10 juillet
20 juillet
(traduit de l'espagnol par Didier Coste)
Il faut se méfier car, Paradiso est bel et bien une forêt inextricable, où tous les mots sont vivants : ce qu'on pourrait prendre pour une branche ou une liane pourrait bien être un serpent, la forêt, comme l'écrit Alejo Carpentier*, cache des choses. Lima ne laisse que deux choix à son lecteur, contourne-moi, sans risque, ne me lis pas ou lis-moi sans me lire (il faut être disponible avec Lima). Ou bien, pénètre dans ma forêt et accepte de ne pas tout saisir. Oui Paradiso possède bien une langue qu'il faut apprendre à lire, sans trop hâtivement froncer les sourcils, "ça n'a pas de sens", "c'est du verbiage pédant"... en apparence cette langue pourrait paraître anarchique, confuse, embrouillé : elle est au contraire très articulée, comme un poème dont la beauté m'a par moments fait atteindre le nirvana. Encore que pas si souvent que je ne l'aurais voulu, le texte n'échappant pas à certaines périodes lénifiantes.
Je me suis laissé surprendre à la moitié du livre, complètement débordé par des discussions philosophiques à en perdre le nord. Quand on parle de "métissage" des cultures chez Lima, ce n'est pas une vue de l'esprit. Et de là, le visage déjà monstrueux du récit se démultiplie, comme le cerbère. Je retiendrai cependant une chose qui me semble assez importante : la veine autobiographie de cette langue. C'est comme si le narrateur regardait le film de sa vie, et nous le décrivait en direct, très précisément, mais avec l’art de transformer tous ses éléments en beautés étrangères.
La plus proche amie de Rialta, cette Paulita Nuvias que nous avons vue chez elle, dans sa salle de bal, saluant le premier président de la république cubaine, était la fille de très riches marchands de tabac unis d'amitié aux Olaya pour des raisons de voisinages ; elle tenait à la main la tintante solution. Serré entre le pouce et l'index, le passe-lacet d'argent montrait l'impassible avidité de son hameçon. La perplexité qui se marquait sur le visage de Victoria rétrograda, fendue en deux par un éclair de joie. Lorsque plusieurs jours auparavant, parmi les préparatifs du trousseau nuptial, Mme Augusta, Rialgta et Paulita étaient allées acheter des bottines, elles avaient ri de leur petitesse et des invraisemblables faux pas qu'elles pourraient causer à la fin de la soirée des solennités, quand la corne d'abondance des choses à réaliser tend à se renverser sur l'étroite strangulation de l'instant.
PS : C'eût été drôle si le récit s'était arrêté une page plus loin.
665 pages – Seuil (Points)
- : Le partage des eaux, Alejo Carpentier
La forêt vierge était le domaine du mensonge, du piège, du faux-semblant ; tout y était travesti, stratagème, jeu d’apparences, métamorphose.
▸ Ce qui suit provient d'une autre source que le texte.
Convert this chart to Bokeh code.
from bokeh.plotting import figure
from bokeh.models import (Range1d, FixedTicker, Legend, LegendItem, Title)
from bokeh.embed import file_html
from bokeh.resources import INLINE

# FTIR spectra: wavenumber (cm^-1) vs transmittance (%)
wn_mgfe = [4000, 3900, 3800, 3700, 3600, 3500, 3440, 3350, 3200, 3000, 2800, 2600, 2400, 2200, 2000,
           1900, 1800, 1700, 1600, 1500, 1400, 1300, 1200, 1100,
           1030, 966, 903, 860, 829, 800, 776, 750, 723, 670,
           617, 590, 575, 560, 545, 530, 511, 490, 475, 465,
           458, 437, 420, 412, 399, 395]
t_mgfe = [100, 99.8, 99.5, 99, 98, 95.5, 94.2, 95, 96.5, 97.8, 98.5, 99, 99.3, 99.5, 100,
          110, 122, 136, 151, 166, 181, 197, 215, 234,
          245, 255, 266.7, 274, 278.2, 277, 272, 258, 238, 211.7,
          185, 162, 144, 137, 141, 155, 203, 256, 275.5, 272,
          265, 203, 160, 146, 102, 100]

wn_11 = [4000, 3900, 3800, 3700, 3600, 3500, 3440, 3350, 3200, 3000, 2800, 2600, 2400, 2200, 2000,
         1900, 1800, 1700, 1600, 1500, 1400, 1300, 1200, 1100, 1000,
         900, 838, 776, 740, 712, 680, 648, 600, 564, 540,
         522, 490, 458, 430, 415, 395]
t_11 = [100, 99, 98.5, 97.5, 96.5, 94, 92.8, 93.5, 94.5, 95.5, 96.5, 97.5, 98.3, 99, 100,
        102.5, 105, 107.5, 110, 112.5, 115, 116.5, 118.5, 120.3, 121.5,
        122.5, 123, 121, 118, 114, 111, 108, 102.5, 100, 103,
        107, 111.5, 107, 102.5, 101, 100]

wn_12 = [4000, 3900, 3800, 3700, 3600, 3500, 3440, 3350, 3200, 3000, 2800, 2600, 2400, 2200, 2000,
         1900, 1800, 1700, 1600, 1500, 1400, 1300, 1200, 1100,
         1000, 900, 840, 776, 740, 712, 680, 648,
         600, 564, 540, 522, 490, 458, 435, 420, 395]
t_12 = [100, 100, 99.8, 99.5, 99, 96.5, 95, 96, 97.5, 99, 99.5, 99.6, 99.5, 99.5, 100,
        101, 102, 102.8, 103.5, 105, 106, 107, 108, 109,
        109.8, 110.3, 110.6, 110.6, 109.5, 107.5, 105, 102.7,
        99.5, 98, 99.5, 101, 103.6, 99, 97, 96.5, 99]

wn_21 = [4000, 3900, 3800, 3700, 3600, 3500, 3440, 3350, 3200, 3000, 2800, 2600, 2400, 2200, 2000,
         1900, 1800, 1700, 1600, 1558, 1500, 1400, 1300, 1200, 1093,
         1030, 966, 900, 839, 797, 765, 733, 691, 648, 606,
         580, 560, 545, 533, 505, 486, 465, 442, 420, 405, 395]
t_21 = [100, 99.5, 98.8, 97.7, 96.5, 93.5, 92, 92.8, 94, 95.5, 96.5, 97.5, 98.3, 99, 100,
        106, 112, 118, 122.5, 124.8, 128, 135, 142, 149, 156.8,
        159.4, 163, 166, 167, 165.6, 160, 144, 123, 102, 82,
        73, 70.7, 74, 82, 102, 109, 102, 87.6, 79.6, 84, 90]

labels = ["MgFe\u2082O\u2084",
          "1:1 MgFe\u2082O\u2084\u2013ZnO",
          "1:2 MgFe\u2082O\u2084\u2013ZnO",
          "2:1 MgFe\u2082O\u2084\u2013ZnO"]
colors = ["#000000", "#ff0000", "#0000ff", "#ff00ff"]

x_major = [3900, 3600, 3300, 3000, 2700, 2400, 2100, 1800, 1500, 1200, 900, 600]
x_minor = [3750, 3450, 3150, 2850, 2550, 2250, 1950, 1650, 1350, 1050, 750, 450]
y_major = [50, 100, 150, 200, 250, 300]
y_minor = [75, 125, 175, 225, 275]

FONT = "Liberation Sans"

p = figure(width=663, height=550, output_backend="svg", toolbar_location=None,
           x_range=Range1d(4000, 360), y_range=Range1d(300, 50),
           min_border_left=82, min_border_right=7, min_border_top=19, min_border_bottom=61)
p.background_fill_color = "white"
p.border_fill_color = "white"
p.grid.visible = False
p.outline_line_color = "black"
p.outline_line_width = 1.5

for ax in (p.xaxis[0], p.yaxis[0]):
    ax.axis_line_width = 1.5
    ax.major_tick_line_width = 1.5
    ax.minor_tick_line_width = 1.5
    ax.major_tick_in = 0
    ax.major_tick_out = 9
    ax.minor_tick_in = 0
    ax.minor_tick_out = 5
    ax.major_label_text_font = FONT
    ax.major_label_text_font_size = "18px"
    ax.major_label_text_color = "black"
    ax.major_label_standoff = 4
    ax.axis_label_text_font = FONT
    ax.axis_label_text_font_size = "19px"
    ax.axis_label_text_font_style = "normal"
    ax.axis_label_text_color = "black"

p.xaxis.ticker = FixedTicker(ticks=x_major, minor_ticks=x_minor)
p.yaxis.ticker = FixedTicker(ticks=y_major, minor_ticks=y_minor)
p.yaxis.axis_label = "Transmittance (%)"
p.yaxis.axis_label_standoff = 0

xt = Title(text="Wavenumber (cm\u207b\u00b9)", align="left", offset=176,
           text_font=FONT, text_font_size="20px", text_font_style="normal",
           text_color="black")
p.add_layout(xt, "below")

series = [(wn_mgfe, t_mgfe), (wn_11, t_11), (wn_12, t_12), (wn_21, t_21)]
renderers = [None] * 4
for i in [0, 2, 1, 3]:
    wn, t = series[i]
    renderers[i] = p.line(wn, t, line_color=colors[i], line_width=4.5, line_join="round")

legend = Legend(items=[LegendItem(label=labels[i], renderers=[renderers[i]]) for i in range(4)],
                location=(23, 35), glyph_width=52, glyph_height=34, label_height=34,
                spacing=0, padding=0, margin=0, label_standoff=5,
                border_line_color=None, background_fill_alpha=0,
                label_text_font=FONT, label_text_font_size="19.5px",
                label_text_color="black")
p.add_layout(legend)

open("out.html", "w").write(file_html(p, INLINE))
Domaine du lézard-concombre, de la châtaigne-hérisson, de la chrysalide-mille-pattes, de la larve à corps de carotte, du poisson-torpille, qui foudroyait du fond de la vase visqueuse. Lorsqu’on passait près des berges, la pénombre qui tombait de certaines voûtes végétales envoyait vers les pirogues des bouffées de fraîcheur. Mais il suffisait de s’arrêter quelques secondes pour que le soulagement que l’on ressentait se transformât en une insupportable démangeaison causée, eût-on dit, par des insectes. On avait l’impression qu’il y avait des fleurs partout ; mais les couleurs des fleurs étaient imitées presque toujours par des feuilles que l’on voyait sous des aspects divers de maturité ou de décrépitude. On avait l’impression qu’il y avait des fruits ; mais la rondeur, la maturité des fruits, étaient imités par des bulbes qui transpiraient, des velours puants, des vulves de plantes insectivores semblables à des pensées perlées de gouttes de sirop, des cactées tachetées qui dressaient à un empan du sol une tulipe en cire safranée. Et lorsqu’une orchidée apparaissait, tout en haut, au-dessus des bambous et des yopos, elle semblait aussi irréelle et inaccessible que l’edelweiss alpestre au bord du plus vertigineux abîme. Mais il y avait aussi les arbres qui n’étaient pas verts, qui jalonnaient les bords de massifs couleur amarante, s’incendiaient avec des reflets jaunes de buisson ardent. Le ciel lui-même mentait parfois quand, inversant sa hauteur sur le mercure des lagunes, il s’enfonçait dans les profondeurs insondables comme le firmament. Seuls les oiseaux étaient vrais, grâce à la claire identité de leur plumage. Les hérons ne trompaient pas, quand leur cou s’infléchissait en point d’interrogation ; ni quand, au cri du vigilant coq-héron, ils prenaient leur vol effrayé dans un frémissement de plumes blanches.